→ **Data block**
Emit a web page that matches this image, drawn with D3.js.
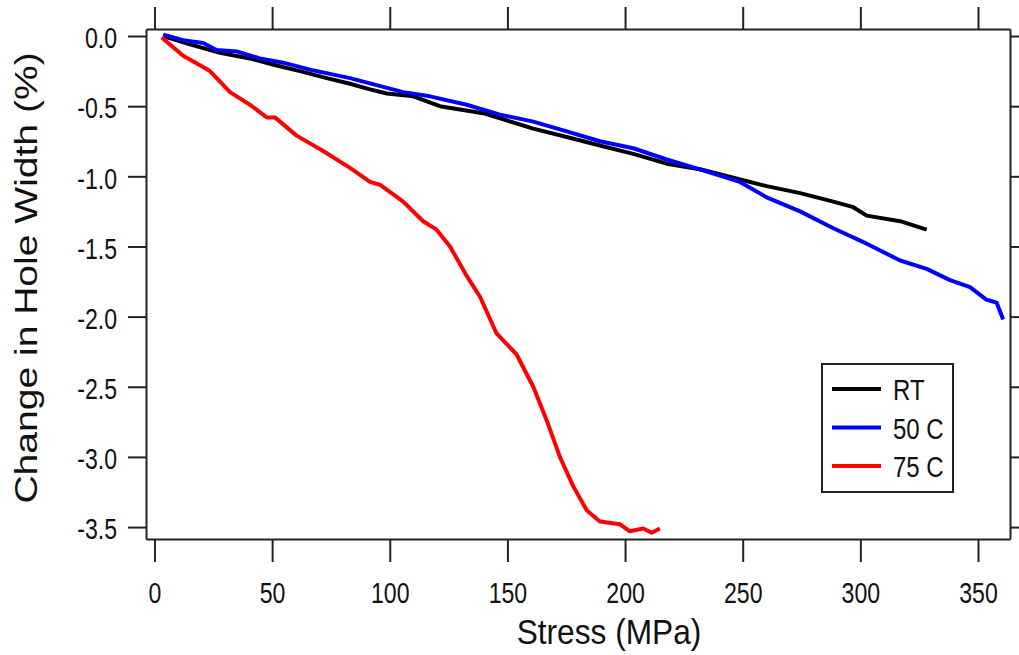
<!DOCTYPE html>
<html>
<head>
<meta charset="utf-8">
<script src="https://cdn.jsdelivr.net/npm/d3@7/dist/d3.min.js"></script>
<style>
  body { margin: 0; background: #fff; }
  text { font-family: "Liberation Sans", Arial, sans-serif; fill: #111; }
</style>
</head>
<body>
<svg width="1019" height="655"></svg>
<script>
// Hole width change vs. stress, three test temperatures

const xTicks = [0, 50, 100, 150, 200, 250, 300, 350];
const yTicks = [0, -0.5, -1, -1.5, -2, -2.5, -3, -3.5];

const seriesNames = ["RT", "50 C", "75 C"];
const seriesColors = ["#000000", "#0000ff", "#ff0000"];

// [stress MPa, change %]
const rtPoints = [
  [3.7, 0], [15.1, -0.06], [27.8, -0.12], [40.6, -0.16], [51.9, -0.21],
  [61.8, -0.25], [73.2, -0.3], [83.1, -0.34], [91.6, -0.38], [98.7, -0.41],
  [110, -0.43], [121.3, -0.5], [139.7, -0.55], [161, -0.66], [175.2, -0.72],
  [189.3, -0.78], [203.5, -0.84], [217.7, -0.91], [231.8, -0.95], [246, -1.01],
  [260.2, -1.07], [274.4, -1.12], [288.5, -1.18], [297, -1.22], [302.7, -1.28],
  [316.9, -1.32], [328.2, -1.38]
];

const c50Points = [
  [3.7, 0.01], [12.2, -0.03], [20.7, -0.05], [26.4, -0.1], [34.9, -0.11],
  [44.8, -0.16], [54.7, -0.19], [66.1, -0.24], [74.6, -0.27], [83.1, -0.3],
  [94.4, -0.35], [105.7, -0.4], [117.1, -0.43], [132.7, -0.49], [146.8, -0.56],
  [161, -0.61], [175.2, -0.68], [189.3, -0.75], [203.5, -0.8], [217.7, -0.88],
  [231.8, -0.95], [248.8, -1.04], [260.2, -1.15], [274.4, -1.25], [288.5, -1.37],
  [302.7, -1.48], [316.9, -1.6], [328.2, -1.66], [338.1, -1.74], [346.6, -1.79],
  [353.7, -1.88], [357.9, -1.9], [360.7, -2.02]
];

const c75Points = [
  [3.1, -0.01], [12.2, -0.14], [23.6, -0.25], [32.1, -0.4], [40.6, -0.49],
  [47.7, -0.58], [51.2, -0.58], [60.4, -0.71], [71.7, -0.82], [83.1, -0.94],
  [91.6, -1.04], [95.8, -1.06], [105.7, -1.18], [114.2, -1.32], [119.9, -1.38],
  [125.6, -1.5], [132.7, -1.71], [138.4, -1.86], [145.4, -2.12], [153.9, -2.27],
  [161, -2.5], [166.7, -2.74], [172.3, -3], [178, -3.21], [183.7, -3.38],
  [189.3, -3.46], [197.8, -3.48], [202.1, -3.53], [207.7, -3.51], [211.3, -3.54],
  [214.8, -3.51]
];

const allSeries = [rtPoints, c50Points, c75Points];

const plotLeft = 146, plotRight = 1010, plotTop = 29, plotBottom = 539;

const svg = d3.select("svg");

const x = d3.scaleLinear().domain([-3.6, 363.6]).range([plotLeft, plotRight]);
const y = d3.scaleLinear().domain([0.05, -3.585]).range([plotTop, plotBottom]);

const styleAxis = (g) => {
  g.select(".domain").attr("stroke", "#222").attr("stroke-width", 2);
  g.selectAll(".tick line").attr("stroke", "#222").attr("stroke-width", 2);
};

// bottom
svg.append("g")
  .attr("transform", `translate(0,${plotBottom})`)
  .call(d3.axisBottom(x).tickValues(xTicks).tickSize(23).tickSizeOuter(0).tickFormat(d3.format("d")))
  .call(styleAxis)
  .call((g) => g.selectAll("text")
    .attr("y", null).attr("dy", null)
    .attr("font-size", 30)
    .attr("transform", "translate(0,64) scale(0.77,1)"));

// top
svg.append("g")
  .attr("transform", `translate(0,${plotTop})`)
  .call(d3.axisTop(x).tickValues(xTicks).tickSize(22).tickSizeOuter(0).tickFormat(""))
  .call(styleAxis);

// left
svg.append("g")
  .attr("transform", `translate(${plotLeft},0)`)
  .call(d3.axisLeft(y).tickValues(yTicks).tickSize(18).tickSizeOuter(0).tickFormat((d) => d.toFixed(1)))
  .call(styleAxis)
  .call((g) => g.selectAll("text")
    .attr("x", null).attr("dy", "0.36em")
    .attr("font-size", 30)
    .attr("transform", "translate(-29,1) scale(0.77,1)"));

// right
svg.append("g")
  .attr("transform", `translate(${plotRight},0)`)
  .call(d3.axisRight(y).tickValues(yTicks).tickSize(22).tickSizeOuter(0).tickFormat(""))
  .call(styleAxis);

// axis titles
svg.append("text")
  .attr("transform", "translate(609,644) scale(0.88,1)")
  .attr("text-anchor", "middle")
  .attr("font-size", 36)
  .text("Stress (MPa)");

svg.append("text")
  .attr("transform", "translate(37,278) rotate(-90) scale(1.22,1)")
  .attr("text-anchor", "middle")
  .attr("font-size", 32)
  .text("Change in Hole Width (%)");

// curves
const line = d3.line().x((d) => x(d[0])).y((d) => y(d[1]));

svg.selectAll(".curve")
  .data(allSeries)
  .enter()
  .append("path")
  .attr("class", "curve")
  .attr("d", line)
  .attr("fill", "none")
  .attr("stroke", (d, i) => seriesColors[i])
  .attr("stroke-width", 4)
  .attr("stroke-linejoin", "round");

// legend
const legend = svg.append("g").attr("transform", "translate(822,364)");

legend.append("rect")
  .attr("width", 131)
  .attr("height", 128)
  .attr("fill", "#fff")
  .attr("stroke", "#222")
  .attr("stroke-width", 2);

const items = legend.selectAll(".item")
  .data(seriesNames)
  .enter()
  .append("g")
  .attr("transform", (d, i) => `translate(0,${25 + i * 38.5})`);

items.append("line")
  .attr("x1", 10).attr("x2", 59)
  .attr("stroke", (d, i) => seriesColors[i])
  .attr("stroke-width", 4);

items.append("text")
  .attr("transform", "translate(71,11) scale(0.8,1)")
  .attr("font-size", 30)
  .text((d) => d);
</script>
</body>
</html>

→ **Exercise task**
Copy the listing in full and without alteration, omitting every picture.

→ **Solved exercise**
Emit a web page that matches this image, drawn with D3.js.
<!DOCTYPE html>
<html>
<head>
<meta charset="utf-8">
<script src="https://cdn.jsdelivr.net/npm/d3@7/dist/d3.min.js"></script>
<style>
  body { margin: 0; background: #fff; }
  text { font-family: "Liberation Sans", Arial, sans-serif; fill: #111; }
</style>
</head>
<body>
<svg width="1019" height="655"></svg>
<script>
// Hole width change vs. stress, three test temperatures

const xTicks = [0, 50, 100, 150, 200, 250, 300, 350];
const yTicks = [0, -0.5, -1, -1.5, -2, -2.5, -3, -3.5];

const seriesNames = ["RT", "50 C", "75 C"];
const seriesColors = ["#000000", "#0000ff", "#ff0000"];

// [stress MPa, change %]
const rtPoints = [
  [3.7, 0], [15.1, -0.06], [27.8, -0.12], [40.6, -0.16], [51.9, -0.21],
  [61.8, -0.25], [73.2, -0.3], [83.1, -0.34], [91.6, -0.38], [98.7, -0.41],
  [110, -0.43], [121.3, -0.5], [139.7, -0.55], [161, -0.66], [175.2, -0.72],
  [189.3, -0.78], [203.5, -0.84], [217.7, -0.91], [231.8, -0.95], [246, -1.01],
  [260.2, -1.07], [274.4, -1.12], [288.5, -1.18], [297, -1.22], [302.7, -1.28],
  [316.9, -1.32], [328.2, -1.38]
];

const c50Points = [
  [3.7, 0.01], [12.2, -0.03], [20.7, -0.05], [26.4, -0.1], [34.9, -0.11],
  [44.8, -0.16], [54.7, -0.19], [66.1, -0.24], [74.6, -0.27], [83.1, -0.3],
  [94.4, -0.35], [105.7, -0.4], [117.1, -0.43], [132.7, -0.49], [146.8, -0.56],
  [161, -0.61], [175.2, -0.68], [189.3, -0.75], [203.5, -0.8], [217.7, -0.88],
  [231.8, -0.95], [248.8, -1.04], [260.2, -1.15], [274.4, -1.25], [288.5, -1.37],
  [302.7, -1.48], [316.9, -1.6], [328.2, -1.66], [338.1, -1.74], [346.6, -1.79],
  [353.7, -1.88], [357.9, -1.9], [360.7, -2.02]
];

const c75Points = [
  [3.1, -0.01], [12.2, -0.14], [23.6, -0.25], [32.1, -0.4], [40.6, -0.49],
  [47.7, -0.58], [51.2, -0.58], [60.4, -0.71], [71.7, -0.82], [83.1, -0.94],
  [91.6, -1.04], [95.8, -1.06], [105.7, -1.18], [114.2, -1.32], [119.9, -1.38],
  [125.6, -1.5], [132.7, -1.71], [138.4, -1.86], [145.4, -2.12], [153.9, -2.27],
  [161, -2.5], [166.7, -2.74], [172.3, -3], [178, -3.21], [183.7, -3.38],
  [189.3, -3.46], [197.8, -3.48], [202.1, -3.53], [207.7, -3.51], [211.3, -3.54],
  [214.8, -3.51]
];

const allSeries = [rtPoints, c50Points, c75Points];

const plotLeft = 146, plotRight = 1010, plotTop = 29, plotBottom = 539;

const svg = d3.select("svg");

const x = d3.scaleLinear().domain([-3.6, 363.6]).range([plotLeft, plotRight]);
const y = d3.scaleLinear().domain([0.05, -3.585]).range([plotTop, plotBottom]);

const styleAxis = (g) => {
  g.select(".domain").attr("stroke", "#222").attr("stroke-width", 2);
  g.selectAll(".tick line").attr("stroke", "#222").attr("stroke-width", 2);
};

// bottom
svg.append("g")
  .attr("transform", `translate(0,${plotBottom})`)
  .call(d3.axisBottom(x).tickValues(xTicks).tickSize(23).tickSizeOuter(0).tickFormat(d3.format("d")))
  .call(styleAxis)
  .call((g) => g.selectAll("text")
    .attr("y", null).attr("dy", null)
    .attr("font-size", 30)
    .attr("transform", "translate(0,64) scale(0.77,1)"));

// top
svg.append("g")
  .attr("transform", `translate(0,${plotTop})`)
  .call(d3.axisTop(x).tickValues(xTicks).tickSize(22).tickSizeOuter(0).tickFormat(""))
  .call(styleAxis);

// left
svg.append("g")
  .attr("transform", `translate(${plotLeft},0)`)
  .call(d3.axisLeft(y).tickValues(yTicks).tickSize(18).tickSizeOuter(0).tickFormat((d) => d.toFixed(1)))
  .call(styleAxis)
  .call((g) => g.selectAll("text")
    .attr("x", null).attr("dy", "0.36em")
    .attr("font-size", 30)
    .attr("transform", "translate(-29,1) scale(0.77,1)"));

// right
svg.append("g")
  .attr("transform", `translate(${plotRight},0)`)
  .call(d3.axisRight(y).tickValues(yTicks).tickSize(22).tickSizeOuter(0).tickFormat(""))
  .call(styleAxis);

// axis titles
svg.append("text")
  .attr("transform", "translate(609,644) scale(0.88,1)")
  .attr("text-anchor", "middle")
  .attr("font-size", 36)
  .text("Stress (MPa)");

svg.append("text")
  .attr("transform", "translate(37,278) rotate(-90) scale(1.22,1)")
  .attr("text-anchor", "middle")
  .attr("font-size", 32)
  .text("Change in Hole Width (%)");

// curves
const line = d3.line().x((d) => x(d[0])).y((d) => y(d[1]));

svg.selectAll(".curve")
  .data(allSeries)
  .enter()
  .append("path")
  .attr("class", "curve")
  .attr("d", line)
  .attr("fill", "none")
  .attr("stroke", (d, i) => seriesColors[i])
  .attr("stroke-width", 4)
  .attr("stroke-linejoin", "round");

// legend
const legend = svg.append("g").attr("transform", "translate(822,364)");

legend.append("rect")
  .attr("width", 131)
  .attr("height", 128)
  .attr("fill", "#fff")
  .attr("stroke", "#222")
  .attr("stroke-width", 2);

const items = legend.selectAll(".item")
  .data(seriesNames)
  .enter()
  .append("g")
  .attr("transform", (d, i) => `translate(0,${25 + i * 38.5})`);

items.append("line")
  .attr("x1", 10).attr("x2", 59)
  .attr("stroke", (d, i) => seriesColors[i])
  .attr("stroke-width", 4);

items.append("text")
  .attr("transform", "translate(71,11) scale(0.8,1)")
  .attr("font-size", 30)
  .text((d) => d);
</script>
</body>
</html>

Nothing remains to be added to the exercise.